BEGIN SOURCE DATA
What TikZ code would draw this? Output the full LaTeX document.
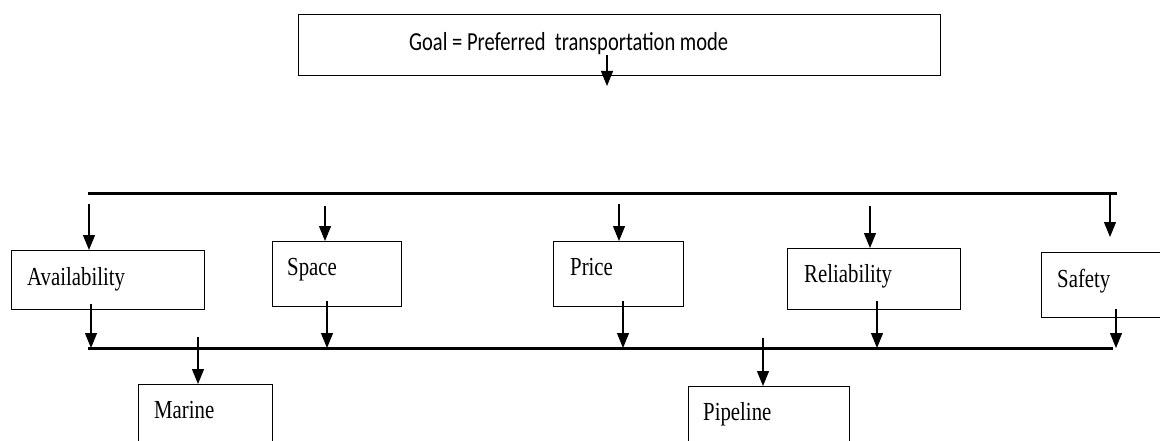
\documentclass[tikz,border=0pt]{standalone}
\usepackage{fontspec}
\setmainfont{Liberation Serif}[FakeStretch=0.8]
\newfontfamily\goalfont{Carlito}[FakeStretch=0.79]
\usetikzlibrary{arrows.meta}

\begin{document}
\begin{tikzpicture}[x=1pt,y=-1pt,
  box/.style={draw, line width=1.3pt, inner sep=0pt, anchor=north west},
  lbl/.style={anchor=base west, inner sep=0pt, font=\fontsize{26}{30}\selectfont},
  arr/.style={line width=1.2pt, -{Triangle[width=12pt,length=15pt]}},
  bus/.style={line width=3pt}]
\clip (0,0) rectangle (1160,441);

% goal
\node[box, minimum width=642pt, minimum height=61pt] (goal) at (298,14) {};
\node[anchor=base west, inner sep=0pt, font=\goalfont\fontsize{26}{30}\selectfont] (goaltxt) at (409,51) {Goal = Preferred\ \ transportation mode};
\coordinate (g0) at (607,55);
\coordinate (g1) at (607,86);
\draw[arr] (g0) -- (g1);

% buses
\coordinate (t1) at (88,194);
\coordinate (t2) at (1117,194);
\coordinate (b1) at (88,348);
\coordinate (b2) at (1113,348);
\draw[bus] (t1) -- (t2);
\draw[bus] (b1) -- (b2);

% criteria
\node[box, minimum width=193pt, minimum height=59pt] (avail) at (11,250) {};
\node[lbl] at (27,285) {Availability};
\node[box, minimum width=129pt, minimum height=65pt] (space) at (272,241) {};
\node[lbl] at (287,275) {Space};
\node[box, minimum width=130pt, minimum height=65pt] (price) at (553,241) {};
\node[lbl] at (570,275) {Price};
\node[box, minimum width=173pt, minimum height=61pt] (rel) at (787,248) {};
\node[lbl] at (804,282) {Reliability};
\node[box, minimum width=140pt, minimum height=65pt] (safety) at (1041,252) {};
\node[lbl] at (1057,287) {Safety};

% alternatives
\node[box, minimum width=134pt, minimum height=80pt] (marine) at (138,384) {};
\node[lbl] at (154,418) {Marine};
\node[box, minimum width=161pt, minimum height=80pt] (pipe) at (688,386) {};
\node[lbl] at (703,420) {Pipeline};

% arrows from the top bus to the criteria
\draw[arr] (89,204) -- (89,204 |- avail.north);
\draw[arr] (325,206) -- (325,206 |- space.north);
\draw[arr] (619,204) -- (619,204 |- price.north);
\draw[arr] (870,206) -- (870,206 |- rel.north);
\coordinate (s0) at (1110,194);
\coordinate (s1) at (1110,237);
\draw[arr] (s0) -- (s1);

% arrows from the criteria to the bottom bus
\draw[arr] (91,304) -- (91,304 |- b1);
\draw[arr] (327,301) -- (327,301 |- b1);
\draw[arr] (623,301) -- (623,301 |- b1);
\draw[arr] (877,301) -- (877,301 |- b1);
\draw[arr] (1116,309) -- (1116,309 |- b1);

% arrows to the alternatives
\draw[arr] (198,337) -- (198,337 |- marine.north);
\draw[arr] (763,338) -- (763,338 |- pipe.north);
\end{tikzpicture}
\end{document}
END SOURCE DATA
= BRIEF =
Go through the listing above and write it out again exactly, dropping the pictures.

= WRITTEN SOLUTION =
What TikZ code would draw this? Output the full LaTeX document.
\documentclass[tikz,border=0pt]{standalone}
\usepackage{fontspec}
\setmainfont{Liberation Serif}[FakeStretch=0.8]
\newfontfamily\goalfont{Carlito}[FakeStretch=0.79]
\usetikzlibrary{arrows.meta}

\begin{document}
\begin{tikzpicture}[x=1pt,y=-1pt,
  box/.style={draw, line width=1.3pt, inner sep=0pt, anchor=north west},
  lbl/.style={anchor=base west, inner sep=0pt, font=\fontsize{26}{30}\selectfont},
  arr/.style={line width=1.2pt, -{Triangle[width=12pt,length=15pt]}},
  bus/.style={line width=3pt}]
\clip (0,0) rectangle (1160,441);

% goal
\node[box, minimum width=642pt, minimum height=61pt] (goal) at (298,14) {};
\node[anchor=base west, inner sep=0pt, font=\goalfont\fontsize{26}{30}\selectfont] (goaltxt) at (409,51) {Goal = Preferred\ \ transportation mode};
\coordinate (g0) at (607,55);
\coordinate (g1) at (607,86);
\draw[arr] (g0) -- (g1);

% buses
\coordinate (t1) at (88,194);
\coordinate (t2) at (1117,194);
\coordinate (b1) at (88,348);
\coordinate (b2) at (1113,348);
\draw[bus] (t1) -- (t2);
\draw[bus] (b1) -- (b2);

% criteria
\node[box, minimum width=193pt, minimum height=59pt] (avail) at (11,250) {};
\node[lbl] at (27,285) {Availability};
\node[box, minimum width=129pt, minimum height=65pt] (space) at (272,241) {};
\node[lbl] at (287,275) {Space};
\node[box, minimum width=130pt, minimum height=65pt] (price) at (553,241) {};
\node[lbl] at (570,275) {Price};
\node[box, minimum width=173pt, minimum height=61pt] (rel) at (787,248) {};
\node[lbl] at (804,282) {Reliability};
\node[box, minimum width=140pt, minimum height=65pt] (safety) at (1041,252) {};
\node[lbl] at (1057,287) {Safety};

% alternatives
\node[box, minimum width=134pt, minimum height=80pt] (marine) at (138,384) {};
\node[lbl] at (154,418) {Marine};
\node[box, minimum width=161pt, minimum height=80pt] (pipe) at (688,386) {};
\node[lbl] at (703,420) {Pipeline};

% arrows from the top bus to the criteria
\draw[arr] (89,204) -- (89,204 |- avail.north);
\draw[arr] (325,206) -- (325,206 |- space.north);
\draw[arr] (619,204) -- (619,204 |- price.north);
\draw[arr] (870,206) -- (870,206 |- rel.north);
\coordinate (s0) at (1110,194);
\coordinate (s1) at (1110,237);
\draw[arr] (s0) -- (s1);

% arrows from the criteria to the bottom bus
\draw[arr] (91,304) -- (91,304 |- b1);
\draw[arr] (327,301) -- (327,301 |- b1);
\draw[arr] (623,301) -- (623,301 |- b1);
\draw[arr] (877,301) -- (877,301 |- b1);
\draw[arr] (1116,309) -- (1116,309 |- b1);

% arrows to the alternatives
\draw[arr] (198,337) -- (198,337 |- marine.north);
\draw[arr] (763,338) -- (763,338 |- pipe.north);
\end{tikzpicture}
\end{document}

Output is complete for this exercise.